Тело становится государством монад, а душа — «идеальным правителем». У Лейбница эта иерархия установлена математическими законами и неизменно находится в предустановленной гармонии, а Вольф добавляет целесообразность нижних монад высшим. То есть низшее имеет свою цель в служении высшему. Так материя оказывается в положении служанки духа.
Это пересекается и с политической философией Вольфа, в которой он выступает как сторонник платоновского государства философов.[278]
Цель монады имеет характер постепенного подъема по лестнице: слепые монады служат животным монадам (пищевые цепи по Вольфу), а животные — человеческим; цель выносится вовне — на другой уровень.Вольф утверждает, что животные, какого бы рода они ни были, будь то самые большие четвероногие или мельчайшие насекомые, не обладают ни смыслом, ни разумом, ни волей, ни свободой, и потому неспособны познать Бога. Поэтому они недостаточны, раз Бог не может через них осуществлять свою главную цель, для которой он создал мир[279]
. Следовательно, телос животных — служить человеку, который является носителем более высокой рациональности. И только человек способен к познанию мира.Разум и чудо
В такой строгой системе со-подчиненности монад — особом типе сословного государства монад — возникает вопрос: куда же отнести чудеса? Какую практическую пользу могут они нести для человека? Вспомним, что в Просвещении чудеса будут неистово критиковаться. М. Вебер определил этот процесс как «расколдовывание» мира, Entzauberung der Welt, и связывал его с протестантизмом. Вольф не приводит аргументов против чудес[280]
, как это сделает Юм в трактате «Исследование о человеческом разумении»,[281] и скорее, стремится его рационально истолковать. Чудом становятся естественные явления, приобретающие от Бога символический смысл. Так, философ интерпретирует фрагмент книги «Бытия» (Гл. 9:13) — где речь идет о знамении радуги: «Я полагаю радугу Мою в облаке, чтоб она была знамением [вечного] завета между Мною и между землей». Радуга была и до потопа, но получает статус знамения (то есть чуда) в конкретный момент. Ее цель — служить знаком примирения, Завета — заложена еще при ее сотворении, но проявляет себя в строго отведенный Богом момент времени. «Можно сколько угодно устанавливать ее происхождение, — пишет Вольф, — точнейшим образом наблюдать ее краски и прочие свойства и никогда не прийти к мысли, что бог не пожелал больше наказывать людей потопом, т. е. таким образом установил течение природы, что стало невозможно больше всеобщее наводнение каким-либо естественным путем и не требуется никакого чуда для его произведения». Только Бог может творить чудеса, однако Бог предпочитает естественный ход вещей нарушающему его внезапному чуду. Божественная мудрость сотворяет ход вещей (основанный на законах), а чудо — является проявлением могущества — т. е. всевозможности Божественного».[282]Таким образом чудо у Вольфа целиком рационально.

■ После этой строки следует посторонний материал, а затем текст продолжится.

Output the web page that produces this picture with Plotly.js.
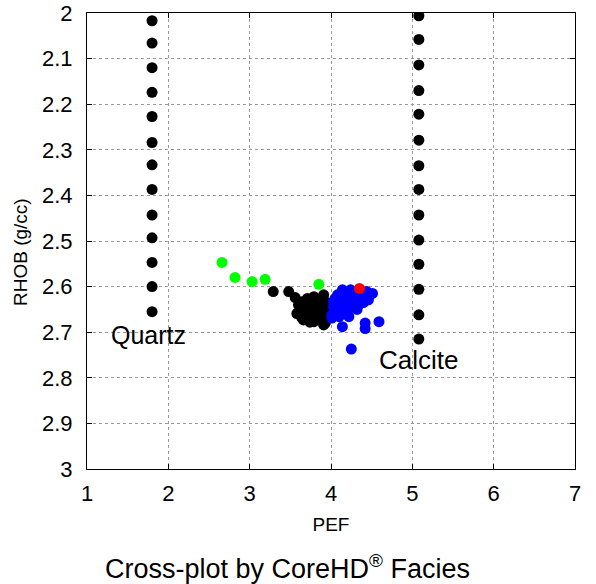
<!DOCTYPE html>
<html>
<head>
<meta charset="utf-8">
<script src="https://cdn.plot.ly/plotly-3.0.1.min.js"></script>
<style>
  html, body { margin: 0; padding: 0; background: #fff; }
  #chart { width: 596px; height: 584px; }
</style>
</head>
<body>
<div id="chart"></div>
<script>
// Reference mineral lines
const quartzPEF = [1.8,1.8,1.8,1.8,1.8,1.8,1.8,1.8,1.8,1.8,1.8,1.8,1.8];
const quartzRHOB = [2.017,2.066,2.120,2.174,2.227,2.284,2.333,2.387,2.443,2.493,2.547,2.600,2.655];
const calcitePEF = [5.08,5.08,5.08,5.08,5.08,5.08,5.08,5.08,5.08,5.08,5.08,5.08,5.08,5.08];
const calciteRHOB = [2.006,2.058,2.114,2.170,2.222,2.279,2.335,2.387,2.443,2.498,2.551,2.606,2.662,2.715];

// Facies samples
const blackPEF = [3.29,3.48,3.56,3.64,3.62,3.71,3.79,3.87,3.93,3.69,3.75,3.79,3.87,3.91,3.75,3.83,3.91,3.81,3.97,3.58,3.66,3.91,3.93,3.70,3.85,3.60,3.68,3.77,3.86,3.95,3.72,3.80,3.89,3.64,3.74];
const blackRHOB = [2.611,2.611,2.624,2.633,2.648,2.626,2.622,2.629,2.633,2.662,2.669,2.677,2.669,2.684,2.648,2.648,2.655,2.637,2.648,2.659,2.673,2.618,2.680,2.640,2.660,2.640,2.655,2.657,2.640,2.665,2.632,2.668,2.675,2.668,2.678];

const bluePEF = [4.14,4.24,4.44,4.51,4.05,4.16,4.28,4.38,4.46,4.03,4.14,4.24,4.34,4.01,4.10,4.22,4.01,4.14,4.42,4.42,4.59,4.03,4.25,4.20,4.32,4.08,4.30,4.18,4.10,4.36,4.40,4.26,4.06,4.12,4.19,4.47];
const blueRHOB = [2.607,2.607,2.611,2.615,2.626,2.626,2.622,2.626,2.629,2.644,2.644,2.640,2.640,2.662,2.666,2.666,2.669,2.688,2.680,2.692,2.677,2.633,2.737,2.655,2.650,2.618,2.612,2.615,2.652,2.622,2.635,2.632,2.657,2.636,2.648,2.618];

const greenPEF = [2.66,2.82,3.03,3.19,3.85];
const greenRHOB = [2.547,2.580,2.589,2.584,2.595];

const redPEF = [4.35];
const redRHOB = [2.604];

const xTicks = [1,2,3,4,5,6,7];
const yTicks = [2,2.1,2.2,2.3,2.4,2.5,2.6,2.7,2.8,2.9,3];

function pts(x, y, color) {
  return { x: x, y: y, type: 'scatter', mode: 'markers',
           marker: { color: color, size: 11, line: { width: 0 } },
           hoverinfo: 'skip', showlegend: false };
}

const data = [
  pts(quartzPEF, quartzRHOB, '#000000'),
  pts(calcitePEF, calciteRHOB, '#000000'),
  pts(blackPEF, blackRHOB, '#000000'),
  pts(bluePEF, blueRHOB, '#0000ff'),
  pts(greenPEF, greenRHOB, '#00ff00'),
  pts(redPEF, redRHOB, '#ff0000')
];

const FONT = 'Liberation Sans, Arial, Helvetica, sans-serif';
const axisCommon = {
  showline: true, linecolor: '#000', linewidth: 1, mirror: 'ticks',
  ticks: 'inside', ticklen: 5, tickcolor: '#000', tickwidth: 1,
  showgrid: true, gridcolor: '#999999', griddash: 'dot', gridwidth: 1,
  zeroline: false, tickfont: { family: FONT, size: 22, color: '#000' }
};

const layout = {
  width: 596, height: 584,
  margin: { l: 87, r: 21, t: 13, b: 115 },
  paper_bgcolor: '#fff', plot_bgcolor: '#fff',
  font: { family: FONT, color: '#000' },
  xaxis: Object.assign({}, axisCommon, {
    range: [1, 7], tickvals: xTicks, ticklabelstandoff: 5,
    title: { text: 'PEF', font: { family: FONT, size: 19, color: '#000' }, standoff: 12 }
  }),
  yaxis: Object.assign({}, axisCommon, {
    range: [3, 2], tickvals: yTicks, ticklabelstandoff: 9
  }),
  annotations: [
    { text: 'RHOB (g/cc)', x: 20, y: 252, xref: 'paper', yref: 'paper', showarrow: false,
      textangle: -90, font: { family: FONT, size: 19, color: '#000' },
      xanchor: 'center', yanchor: 'middle' },
    { text: 'Quartz', x: 1.75, y: 2.706, xref: 'x', yref: 'y', showarrow: false,
      font: { family: FONT, size: 25, color: '#000' }, xanchor: 'center', yanchor: 'middle' },
    { text: 'Calcite', x: 5.08, y: 2.76, xref: 'x', yref: 'y', showarrow: false,
      font: { family: FONT, size: 26, color: '#000' }, xanchor: 'center', yanchor: 'middle' },
    { text: 'Cross-plot by CoreHD<sup>®</sup> Facies', x: 0.41, y: -0.215, xref: 'paper', yref: 'paper',
      showarrow: false, font: { family: FONT, size: 27, color: '#000' },
      xanchor: 'center', yanchor: 'middle' }
  ]
};
// convert pixel placement of the y-axis title annotation into paper coords
(function () {
  const a = layout.annotations[0];
  const pw = 596 - 87 - 21, ph = 584 - 13 - 115;
  a.x = (a.x - 87) / pw;
  a.y = (584 - 115 - a.y) / ph;
})();

Plotly.newPlot('chart', data, layout, { staticPlot: true, displayModeBar: false });
</script>
</body>
</html>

Чудо не есть вершина телеологии, а лишь насыщенная констатация разумности мира, причем в силу лейбницевского тождества монад, Вольф смещает центр субъекта в сторону индивидуума и окружающего его мира, устроенного Богом-математиком. Отчасти это шаг в сторону Ньютона. Но еще не решительный.
Гоголь и философия чуда
Когда приступаешь к анализу творчества Гоголя, кажется, что его идеи чрезвычайно далеки от строгих философских выводов Христиана Вольфа. И в то же время в русском обществе образованный класс был хорошо знаком с европейской философией, а тот факт, что труды Вольфа переводил сам Ломоносов, придавал именно этому германскому мыслителю особое значение. Гоголь прекрасно знал немецкий язык еще с гимназии и вполне мог познакомиться с его трудами в оригинале.
В лице Вольфа в русском обществе происходило знакомство с западной философией Нового времени в целом. Наверняка, русским импонировала цельность лейбницевской теории, ее рациональная благочестивость. Но в то же время, наиболее внимательные русские умы, вероятно, заметили и обратную сторону сверх-рационализации. Монады дробились, а чудеса исчезали.
Как бы в ответ на это, русские писатели создавали свои литературные и поэтические онтологии, свои миры, где Запад сталкивался с Россией, подчас драматически и конфликтно. У Гоголя и Достоевского такое столкновение порождало болезненный контраст.
В полном противоречии с нарастающим панрационализмом Европы, с Entzauberung, мир гоголевских произведений включает в себя бесконечные чудеса: похищение чертом месяца, уговоры с ведьмами, воскресающие утопленницы, нос, гуляющий по проспектам столицы и т. д. Эти эпизоды выглядят как предрождественские колядки, сопровождающиеся выходом наружу всей темной силы: бесов, мифологических существ, знамений, сновиденческих образов.